*WHAT THE EXERCISE ASKS*. Could you repeat the records below exactly, leaving out any pictures?

*INPUT*.
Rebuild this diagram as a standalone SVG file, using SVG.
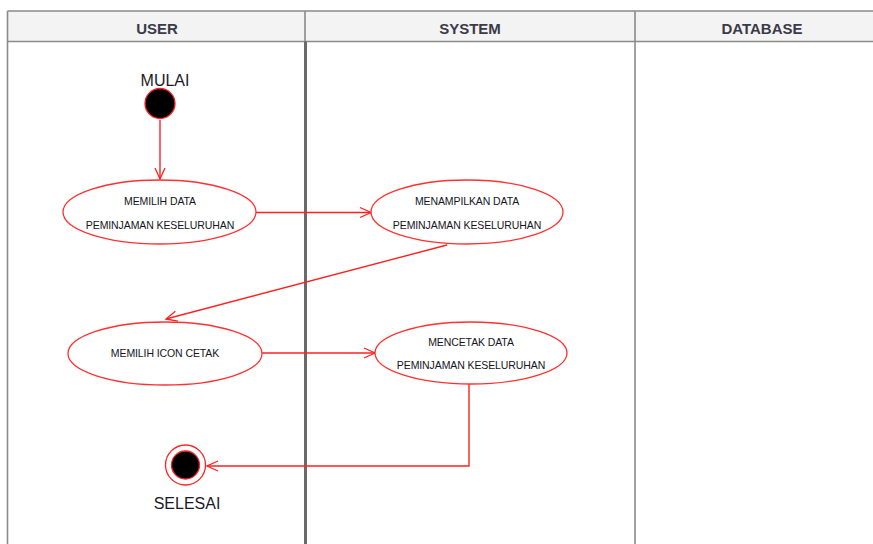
<svg xmlns="http://www.w3.org/2000/svg" width="873" height="544" viewBox="0 0 873 544">
<defs>
<marker id="arr" markerWidth="14" markerHeight="14" refX="12" refY="7" orient="auto" markerUnits="userSpaceOnUse">
<path d="M1,2 L12,7 L1,12" fill="none" stroke="#ff2020" stroke-width="1.3"/>
</marker>
<style>
.hdr{font-family:"Liberation Sans",Arial,sans-serif;font-size:15px;font-weight:bold;fill:#3a3a4a;text-anchor:middle}
.grid{stroke:#8a8a8a;stroke-width:1.6;fill:none}
.act{fill:#fff;stroke:#ff3030;stroke-width:1.3}
.lbl{font-family:"Liberation Sans",Arial,sans-serif;font-size:10.5px;fill:#141424;text-anchor:middle;letter-spacing:-0.1px}
.big{font-family:"Liberation Sans",Arial,sans-serif;font-size:16px;fill:#1a1a2a;text-anchor:middle}
.con{stroke:#ff2020;stroke-width:1.4;fill:none}
</style>
</defs>
<rect width="873" height="544" fill="#fff"/>
<g id="swimlanes">
<rect x="7.5" y="11" width="880" height="30.5" fill="#f3f3f3"/>
<path class="grid" d="M7.5,11 H880 M7.5,41.5 H880 M7.5,11 V544 M305,11 V41.5 M635,11 V544"/>
<line x1="305.5" y1="41.5" x2="305.5" y2="544" stroke="#6a6a6a" stroke-width="3"/>
<text class="hdr" x="157" y="34">USER</text>
<text class="hdr" x="470" y="34">SYSTEM</text>
<text class="hdr" x="762" y="34">DATABASE</text>
</g>
<g id="connectors">
<line class="con" x1="160" y1="120" x2="160" y2="179" marker-end="url(#arr)"/>
<line class="con" x1="256" y1="212.5" x2="371" y2="212.5" marker-end="url(#arr)"/>
<line class="con" x1="447" y1="245" x2="166" y2="319" marker-end="url(#arr)"/>
<line class="con" x1="262" y1="353" x2="375" y2="353" marker-end="url(#arr)"/>
<polyline class="con" points="469,384 469,466 207,466" marker-end="url(#arr)"/>
</g>
<g id="start">
<text class="big" x="165" y="86">MULAI</text>
<circle cx="160" cy="103.5" r="15" fill="#000" stroke="#ff2020" stroke-width="1.3"/>
</g>
<g id="a1">
<ellipse class="act" cx="159.5" cy="212" rx="96.5" ry="32"/>
<text class="lbl" x="160" y="204.5">MEMILIH DATA</text>
<text class="lbl" x="160" y="228.5">PEMINJAMAN KESELURUHAN</text>
</g>
<g id="a2">
<ellipse class="act" cx="467" cy="212" rx="96" ry="32"/>
<text class="lbl" x="467" y="204.5">MENAMPILKAN DATA</text>
<text class="lbl" x="467" y="228.5">PEMINJAMAN KESELURUHAN</text>
</g>
<g id="a3">
<ellipse class="act" cx="165" cy="353.5" rx="97" ry="31.5"/>
<text class="lbl" x="165" y="357">MEMILIH ICON CETAK</text>
</g>
<g id="a4">
<ellipse class="act" cx="471" cy="353" rx="96" ry="31"/>
<text class="lbl" x="471" y="345.5">MENCETAK DATA</text>
<text class="lbl" x="471" y="368.5">PEMINJAMAN KESELURUHAN</text>
</g>
<g id="end">
<circle cx="185.5" cy="465" r="20" fill="#fff" stroke="#ff2020" stroke-width="1.3"/>
<circle cx="185.5" cy="465" r="14" fill="#000" stroke="#ff2020" stroke-width="1.3"/>
<text class="big" x="187" y="509">SELESAI</text>
</g>
</svg>
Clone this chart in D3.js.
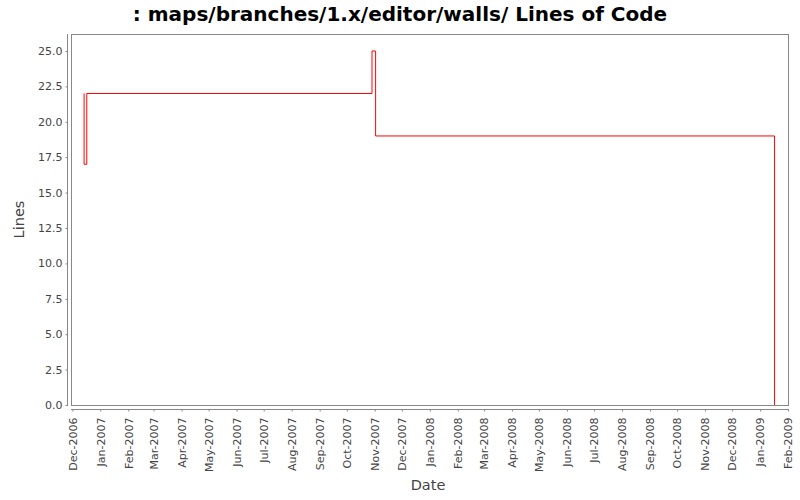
<!DOCTYPE html>
<html><head><meta charset="utf-8">
<script src="https://cdn.jsdelivr.net/npm/d3@7"></script>
<style>body{margin:0;background:#fff;}text{font-family:"DejaVu Sans",sans-serif;}</style>
</head><body>
<svg id="c" width="800" height="500"></svg>
<script>
const dates = ["2006-12-14","2006-12-14","2006-12-17","2007-10-29","2007-11-02","2009-01-17"];
const values = [22,17,22,25,19,0];
const yTicks = [0,2.5,5,7.5,10,12.5,15,17.5,20,22.5,25];
const xTickLabels = ["Dec-2006","Jan-2007","Feb-2007","Mar-2007","Apr-2007","May-2007","Jun-2007","Jul-2007","Aug-2007","Sep-2007","Oct-2007","Nov-2007","Dec-2007","Jan-2008","Feb-2008","Mar-2008","Apr-2008","May-2008","Jun-2008","Jul-2008","Aug-2008","Sep-2008","Oct-2008","Nov-2008","Dec-2008","Jan-2009","Feb-2009"];

const svg = d3.select("#c");
const L=71,R=789,T=34,B=405;
const parse=d3.timeParse("%Y-%m-%d");
const data=dates.map((d,i)=>({d:parse(d),v:values[i]}));
const x=d3.scaleTime().domain([new Date(2006,10,29,12),new Date(2009,1,2)]).range([L,R]);
const y=d3.scaleLinear().domain([0,26.2]).range([B,T]);

svg.append("rect").attr("x",L+0.5).attr("y",T+0.5).attr("width",R-L-1).attr("height",B-T).attr("fill","none").attr("stroke","#888").attr("stroke-width",1);

// y axis
const ya=svg.append("g").attr("transform","translate(67.5,0)").call(d3.axisLeft(y).tickValues(yTicks).tickFormat(d3.format(".1f")).tickSizeOuter(0).tickSize(2).tickPadding(3));
ya.select(".domain").attr("stroke","#888").attr("d",`M0,${T}V${B+1}`);
ya.selectAll(".tick line").attr("stroke","#888");
ya.selectAll(".tick text").attr("fill","#444").attr("font-size","11px").attr("font-family","DejaVu Sans, sans-serif");

// x axis
const xTicks=xTickLabels.map(s=>d3.timeParse("%b-%Y")(s));
const xa=svg.append("g").attr("transform","translate(0,409.5)").call(d3.axisBottom(x).tickValues(xTicks).tickFormat(d3.timeFormat("%b-%Y")).tickSizeOuter(0).tickSize(2));
xa.select(".domain").attr("stroke","#888").attr("d",`M${L},0H${R}`);
xa.selectAll(".tick line").attr("stroke","#888");
xa.selectAll(".tick text").attr("fill","#444").attr("font-size","11px").attr("font-family","DejaVu Sans, sans-serif")
  .attr("transform","rotate(-90)").attr("text-anchor","end").attr("x",-8).attr("y",0).attr("dy","0.35em");

// line
const line=d3.line().x(d=>x(d.d)).y(d=>y(d.v)).curve(d3.curveStepAfter);
svg.append("path").datum(data).attr("d",line).attr("fill","none").attr("stroke","#ff0000").attr("stroke-width",1);

svg.append("text").attr("x",400).attr("y",21).attr("text-anchor","middle").attr("font-size","20px").attr("font-weight","bold").attr("fill","#000").text(": maps/branches/1.x/editor/walls/ Lines of Code");
svg.append("text").attr("x",(L+R)/2-2).attr("y",490).attr("text-anchor","middle").attr("font-size","14.5px").attr("fill","#444").text("Date");
svg.append("text").attr("transform",`translate(24,${(T+B)/2}) rotate(-90)`).attr("text-anchor","middle").attr("font-size","14.5px").attr("fill","#444").text("Lines");
</script>
</body></html>
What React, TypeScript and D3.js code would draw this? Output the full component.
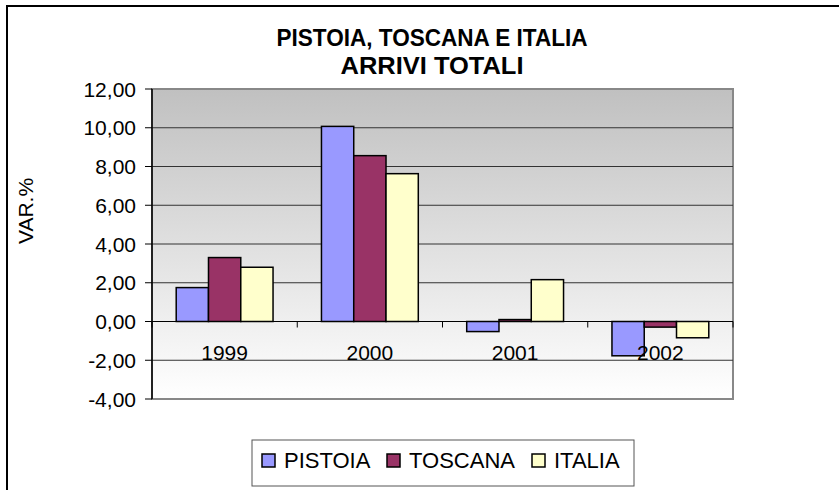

*EXERCISE SOLUTION*.
Rebuild this diagram as a standalone SVG file, using SVG.
<svg xmlns="http://www.w3.org/2000/svg" width="873" height="544" viewBox="0 0 873 544">
<defs>
<marker id="arr" markerWidth="14" markerHeight="14" refX="12" refY="7" orient="auto" markerUnits="userSpaceOnUse">
<path d="M1,2 L12,7 L1,12" fill="none" stroke="#ff2020" stroke-width="1.3"/>
</marker>
<style>
.hdr{font-family:"Liberation Sans",Arial,sans-serif;font-size:15px;font-weight:bold;fill:#3a3a4a;text-anchor:middle}
.grid{stroke:#8a8a8a;stroke-width:1.6;fill:none}
.act{fill:#fff;stroke:#ff3030;stroke-width:1.3}
.lbl{font-family:"Liberation Sans",Arial,sans-serif;font-size:10.5px;fill:#141424;text-anchor:middle;letter-spacing:-0.1px}
.big{font-family:"Liberation Sans",Arial,sans-serif;font-size:16px;fill:#1a1a2a;text-anchor:middle}
.con{stroke:#ff2020;stroke-width:1.4;fill:none}
</style>
</defs>
<rect width="873" height="544" fill="#fff"/>
<g id="swimlanes">
<rect x="7.5" y="11" width="880" height="30.5" fill="#f3f3f3"/>
<path class="grid" d="M7.5,11 H880 M7.5,41.5 H880 M7.5,11 V544 M305,11 V41.5 M635,11 V544"/>
<line x1="305.5" y1="41.5" x2="305.5" y2="544" stroke="#6a6a6a" stroke-width="3"/>
<text class="hdr" x="157" y="34">USER</text>
<text class="hdr" x="470" y="34">SYSTEM</text>
<text class="hdr" x="762" y="34">DATABASE</text>
</g>
<g id="connectors">
<line class="con" x1="160" y1="120" x2="160" y2="179" marker-end="url(#arr)"/>
<line class="con" x1="256" y1="212.5" x2="371" y2="212.5" marker-end="url(#arr)"/>
<line class="con" x1="447" y1="245" x2="166" y2="319" marker-end="url(#arr)"/>
<line class="con" x1="262" y1="353" x2="375" y2="353" marker-end="url(#arr)"/>
<polyline class="con" points="469,384 469,466 207,466" marker-end="url(#arr)"/>
</g>
<g id="start">
<text class="big" x="165" y="86">MULAI</text>
<circle cx="160" cy="103.5" r="15" fill="#000" stroke="#ff2020" stroke-width="1.3"/>
</g>
<g id="a1">
<ellipse class="act" cx="159.5" cy="212" rx="96.5" ry="32"/>
<text class="lbl" x="160" y="204.5">MEMILIH DATA</text>
<text class="lbl" x="160" y="228.5">PEMINJAMAN KESELURUHAN</text>
</g>
<g id="a2">
<ellipse class="act" cx="467" cy="212" rx="96" ry="32"/>
<text class="lbl" x="467" y="204.5">MENAMPILKAN DATA</text>
<text class="lbl" x="467" y="228.5">PEMINJAMAN KESELURUHAN</text>
</g>
<g id="a3">
<ellipse class="act" cx="165" cy="353.5" rx="97" ry="31.5"/>
<text class="lbl" x="165" y="357">MEMILIH ICON CETAK</text>
</g>
<g id="a4">
<ellipse class="act" cx="471" cy="353" rx="96" ry="31"/>
<text class="lbl" x="471" y="345.5">MENCETAK DATA</text>
<text class="lbl" x="471" y="368.5">PEMINJAMAN KESELURUHAN</text>
</g>
<g id="end">
<circle cx="185.5" cy="465" r="20" fill="#fff" stroke="#ff2020" stroke-width="1.3"/>
<circle cx="185.5" cy="465" r="14" fill="#000" stroke="#ff2020" stroke-width="1.3"/>
<text class="big" x="187" y="509">SELESAI</text>
</g>
</svg>
Clone this chart in D3.js.
<!DOCTYPE html>
<html><head><meta charset="utf-8">
<script src="https://cdn.jsdelivr.net/npm/d3@7"></script>
<style>body{margin:0;background:#fff;}text{font-family:"DejaVu Sans",sans-serif;}</style>
</head><body>
<svg id="c" width="800" height="500"></svg>
<script>
const dates = ["2006-12-14","2006-12-14","2006-12-17","2007-10-29","2007-11-02","2009-01-17"];
const values = [22,17,22,25,19,0];
const yTicks = [0,2.5,5,7.5,10,12.5,15,17.5,20,22.5,25];
const xTickLabels = ["Dec-2006","Jan-2007","Feb-2007","Mar-2007","Apr-2007","May-2007","Jun-2007","Jul-2007","Aug-2007","Sep-2007","Oct-2007","Nov-2007","Dec-2007","Jan-2008","Feb-2008","Mar-2008","Apr-2008","May-2008","Jun-2008","Jul-2008","Aug-2008","Sep-2008","Oct-2008","Nov-2008","Dec-2008","Jan-2009","Feb-2009"];

const svg = d3.select("#c");
const L=71,R=789,T=34,B=405;
const parse=d3.timeParse("%Y-%m-%d");
const data=dates.map((d,i)=>({d:parse(d),v:values[i]}));
const x=d3.scaleTime().domain([new Date(2006,10,29,12),new Date(2009,1,2)]).range([L,R]);
const y=d3.scaleLinear().domain([0,26.2]).range([B,T]);

svg.append("rect").attr("x",L+0.5).attr("y",T+0.5).attr("width",R-L-1).attr("height",B-T).attr("fill","none").attr("stroke","#888").attr("stroke-width",1);

// y axis
const ya=svg.append("g").attr("transform","translate(67.5,0)").call(d3.axisLeft(y).tickValues(yTicks).tickFormat(d3.format(".1f")).tickSizeOuter(0).tickSize(2).tickPadding(3));
ya.select(".domain").attr("stroke","#888").attr("d",`M0,${T}V${B+1}`);
ya.selectAll(".tick line").attr("stroke","#888");
ya.selectAll(".tick text").attr("fill","#444").attr("font-size","11px").attr("font-family","DejaVu Sans, sans-serif");

// x axis
const xTicks=xTickLabels.map(s=>d3.timeParse("%b-%Y")(s));
const xa=svg.append("g").attr("transform","translate(0,409.5)").call(d3.axisBottom(x).tickValues(xTicks).tickFormat(d3.timeFormat("%b-%Y")).tickSizeOuter(0).tickSize(2));
xa.select(".domain").attr("stroke","#888").attr("d",`M${L},0H${R}`);
xa.selectAll(".tick line").attr("stroke","#888");
xa.selectAll(".tick text").attr("fill","#444").attr("font-size","11px").attr("font-family","DejaVu Sans, sans-serif")
  .attr("transform","rotate(-90)").attr("text-anchor","end").attr("x",-8).attr("y",0).attr("dy","0.35em");

// line
const line=d3.line().x(d=>x(d.d)).y(d=>y(d.v)).curve(d3.curveStepAfter);
svg.append("path").datum(data).attr("d",line).attr("fill","none").attr("stroke","#ff0000").attr("stroke-width",1);

svg.append("text").attr("x",400).attr("y",21).attr("text-anchor","middle").attr("font-size","20px").attr("font-weight","bold").attr("fill","#000").text(": maps/branches/1.x/editor/walls/ Lines of Code");
svg.append("text").attr("x",(L+R)/2-2).attr("y",490).attr("text-anchor","middle").attr("font-size","14.5px").attr("fill","#444").text("Date");
svg.append("text").attr("transform",`translate(24,${(T+B)/2}) rotate(-90)`).attr("text-anchor","middle").attr("font-size","14.5px").attr("fill","#444").text("Lines");
</script>
</body></html>
What React, TypeScript and D3.js code would draw this? Output the full component.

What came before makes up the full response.